Natural justice — the arbitrator’s error

  1. The arbitrator may have made an error as to the parties to the Driver’s Agreement. The judge dealt with this issue at Reasons [7] and [11]–[12]. As the judge made clear, before him this was a matter put in reliance upon both s 8(5)(d) and 8(7)(b).

  1. It seems to us that the case before the arbitrator was conducted on the assumption that Mr van der Garde had a contractual entitlement to drive if the misrepresentation defences were not upheld.  But, in any event, in the context of this case, and the tri-partite agreement which did exist, no real unfairness or real practical injustice has been demonstrated.[7]  All of the arguments which the applicant wished to put, and did put, to the arbitrator were dealt with in detail by him. 

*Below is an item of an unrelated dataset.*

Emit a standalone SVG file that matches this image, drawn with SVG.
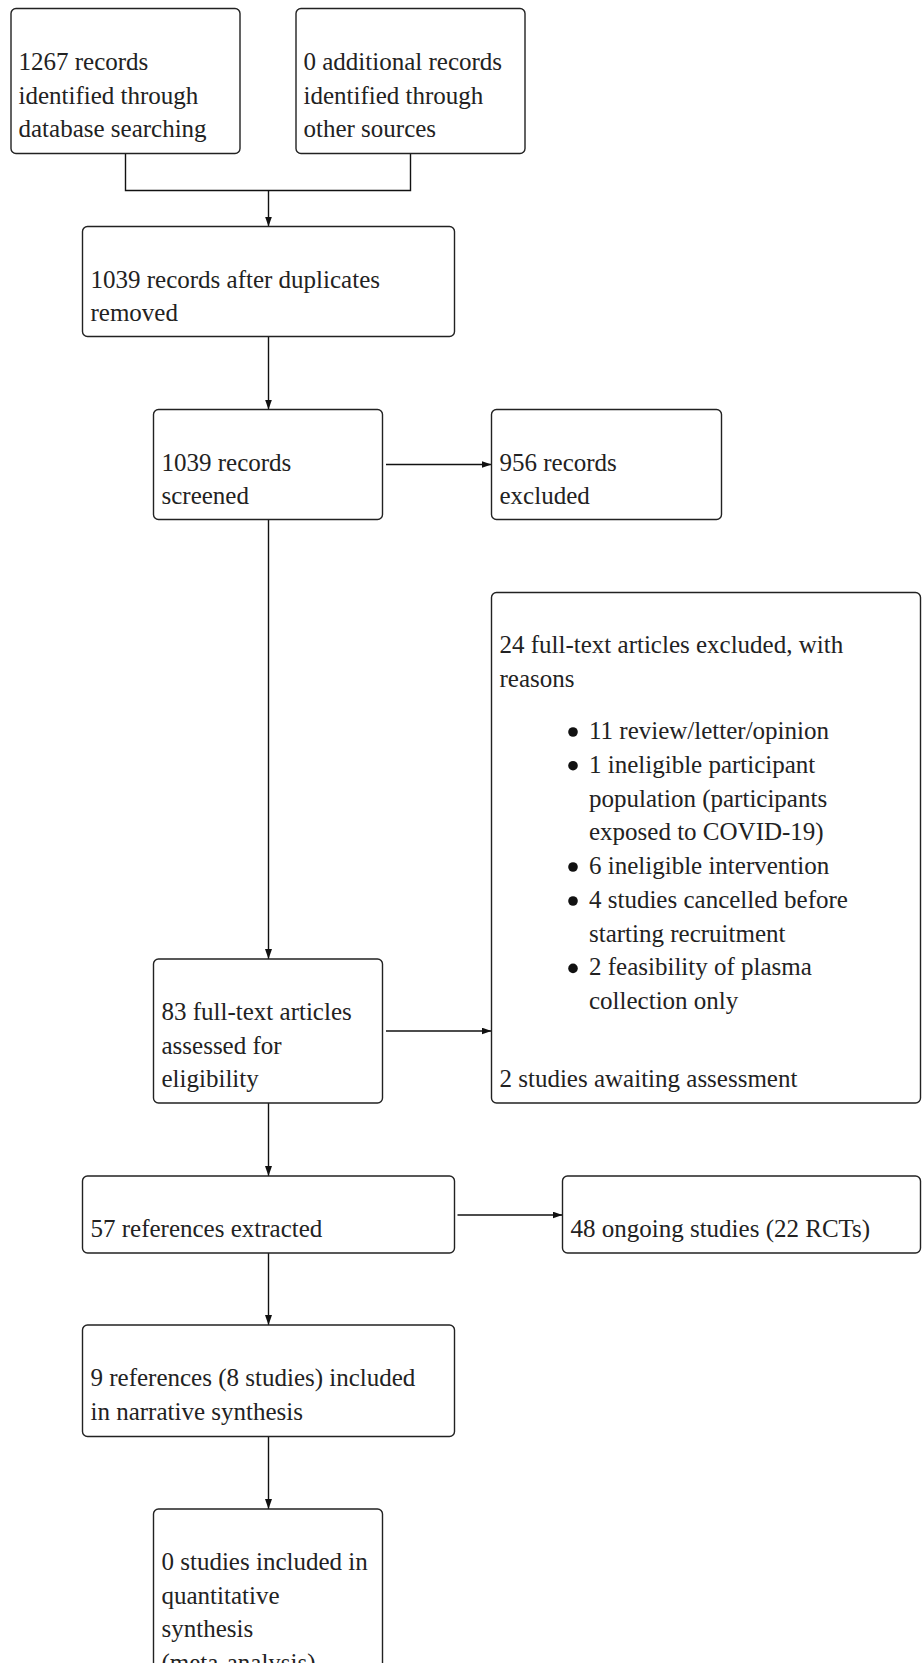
<svg xmlns="http://www.w3.org/2000/svg" width="922" height="1663" viewBox="0 0 922 1663" font-family="Liberation Serif, DejaVu Serif, serif">
<defs>
<style>
.box{fill:#fff;stroke:#222;stroke-width:1.4}
.t{font-size:25px;fill:#222}
.c{fill:none;stroke:#111;stroke-width:1.4}
.dot{fill:#111}
</style>
<marker id="ah" markerUnits="userSpaceOnUse" markerWidth="10" markerHeight="7" refX="10" refY="3.5" orient="auto">
<path d="M0,0 L10,3.5 L0,7 z" fill="#111"/>
</marker>
</defs>
<rect width="922" height="1663" fill="#fff"/>
<g id="connectors">
<path class="c" d="M125.5,153.5 V190.5 H410.5 V153.5"/>
<path class="c" d="M268.5,190.5 V226.5" marker-end="url(#ah)"/>
<path class="c" d="M268.5,336.5 V409.5" marker-end="url(#ah)"/>
<path class="c" d="M386,464.5 H491.5" marker-end="url(#ah)"/>
<path class="c" d="M268.5,519.5 V959" marker-end="url(#ah)"/>
<path class="c" d="M386,1031 H491.5" marker-end="url(#ah)"/>
<path class="c" d="M268.5,1103 V1176" marker-end="url(#ah)"/>
<path class="c" d="M457.5,1215 H562.5" marker-end="url(#ah)"/>
<path class="c" d="M268.5,1253 V1325" marker-end="url(#ah)"/>
<path class="c" d="M268.5,1436.5 V1509" marker-end="url(#ah)"/>
</g>
<g id="n1">
<rect class="box" x="11" y="8.5" width="229" height="145" rx="5"/>
<text class="t" x="18.5" y="70">1267 records</text>
<text class="t" x="18.5" y="103.5">identified through</text>
<text class="t" x="18.5" y="137">database searching</text>
</g>
<g id="n2">
<rect class="box" x="296" y="8.5" width="229" height="145" rx="5"/>
<text class="t" x="303.5" y="70">0 additional records</text>
<text class="t" x="303.5" y="103.5">identified through</text>
<text class="t" x="303.5" y="137">other sources</text>
</g>
<g id="n3">
<rect class="box" x="82.5" y="226.5" width="372" height="110" rx="5"/>
<text class="t" x="90.5" y="287.5">1039 records after duplicates</text>
<text class="t" x="90.5" y="321">removed</text>
</g>
<g id="n4">
<rect class="box" x="153.5" y="409.5" width="229" height="110" rx="5"/>
<text class="t" x="161.5" y="470.5">1039 records</text>
<text class="t" x="161.5" y="504">screened</text>
</g>
<g id="n5">
<rect class="box" x="491.5" y="409.5" width="230" height="110" rx="5"/>
<text class="t" x="499.5" y="470.5">956 records</text>
<text class="t" x="499.5" y="504">excluded</text>
</g>
<g id="n6">
<rect class="box" x="491.5" y="592.5" width="429" height="510.5" rx="5"/>
<text class="t" x="499.5" y="653">24 full-text articles excluded, with</text>
<text class="t" x="499.5" y="686.5">reasons</text>
<circle class="dot" cx="573" cy="732" r="4.8"/>
<text class="t" x="589" y="739">11 review/letter/opinion</text>
<circle class="dot" cx="573" cy="765.7" r="4.8"/>
<text class="t" x="589" y="772.7">1 ineligible participant</text>
<text class="t" x="589" y="806.5">population (participants</text>
<text class="t" x="589" y="840.3">exposed to COVID-19)</text>
<circle class="dot" cx="573" cy="867" r="4.8"/>
<text class="t" x="589" y="874">6 ineligible intervention</text>
<circle class="dot" cx="573" cy="901" r="4.8"/>
<text class="t" x="589" y="908">4 studies cancelled before</text>
<text class="t" x="589" y="941.6">starting recruitment</text>
<circle class="dot" cx="573" cy="968.4" r="4.8"/>
<text class="t" x="589" y="975.4">2 feasibility of plasma</text>
<text class="t" x="589" y="1009.2">collection only</text>
<text class="t" x="499.5" y="1087">2 studies awaiting assessment</text>
</g>
<g id="n7">
<rect class="box" x="153.5" y="959" width="229" height="144" rx="5"/>
<text class="t" x="161.5" y="1020">83 full-text articles</text>
<text class="t" x="161.5" y="1053.5">assessed for</text>
<text class="t" x="161.5" y="1087">eligibility</text>
</g>
<g id="n8">
<rect class="box" x="82.5" y="1176" width="372" height="77" rx="5"/>
<text class="t" x="90.5" y="1237">57 references extracted</text>
</g>
<g id="n9">
<rect class="box" x="562.5" y="1176" width="358" height="77" rx="5"/>
<text class="t" x="570.5" y="1237">48 ongoing studies (22 RCTs)</text>
</g>
<g id="n10">
<rect class="box" x="82.5" y="1325" width="372" height="111.5" rx="5"/>
<text class="t" x="90.5" y="1386">9 references (8 studies) included</text>
<text class="t" x="90.5" y="1420">in narrative synthesis</text>
</g>
<g id="n11">
<rect class="box" x="153.5" y="1509" width="229" height="178" rx="5"/>
<text class="t" x="161.5" y="1570">0 studies included in</text>
<text class="t" x="161.5" y="1603.5">quantitative</text>
<text class="t" x="161.5" y="1637">synthesis</text>
<text class="t" x="161.5" y="1670.5">(meta-analysis)</text>
</g>
</svg>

    [7]Ibid 414–15 [108] and [111].

  1. The trial judge emphasised that an enforcement application does not involve anything in the nature of a merits appeal.  In our view his conclusions on this issue were correct for the reasons which he gave.  The complaint now made in this regard is a complaint as to a legal or factual conclusion which is, to use the words of the Full Court of the Federal Court in TCL, ‘dressed up as a complaint about natural justice’.

Position of the other drivers

  1. Mr Houghton QC who appeared for the other drivers submitted that the existing order exposed them to liability for contempt.  In our view this concern was far-fetched.  There is no realistic prospect of contempt by them if they do no more than comply with their own contractual arrangements.  Counsel for the respondents confirmed, after taking instructions, that that was the position adopted by the respondents.  We proceed on that basis.

  1. Otherwise, the trial judge dealt with the issue of the lack of involvement of the other drivers in the arbitration at Reasons [8]-[9] and [26]. In our view the judge’s analysis was correct. Mr Houghton submitted that in circumstances where an injunction was sought in arbitral proceedings which could significantly affect non-parties, either notice to those non-parties would have to be given or the matter would simply be incapable of arbitration at all. He was unable to cite any authority for that proposition. As the trial judge observed, arbitral proceedings are necessarily inter partes in nature, in the sense that they are confined to the parties to the contract.  The arbitrator has determined what the contractual obligations of the parties to the relevant contracts are.  Neither the applicant nor the other drivers have established that it would be contrary to public policy to enforce that determination.

Conclusion

  1. The application for leave to appeal is allowed.  But the appeal must be dismissed.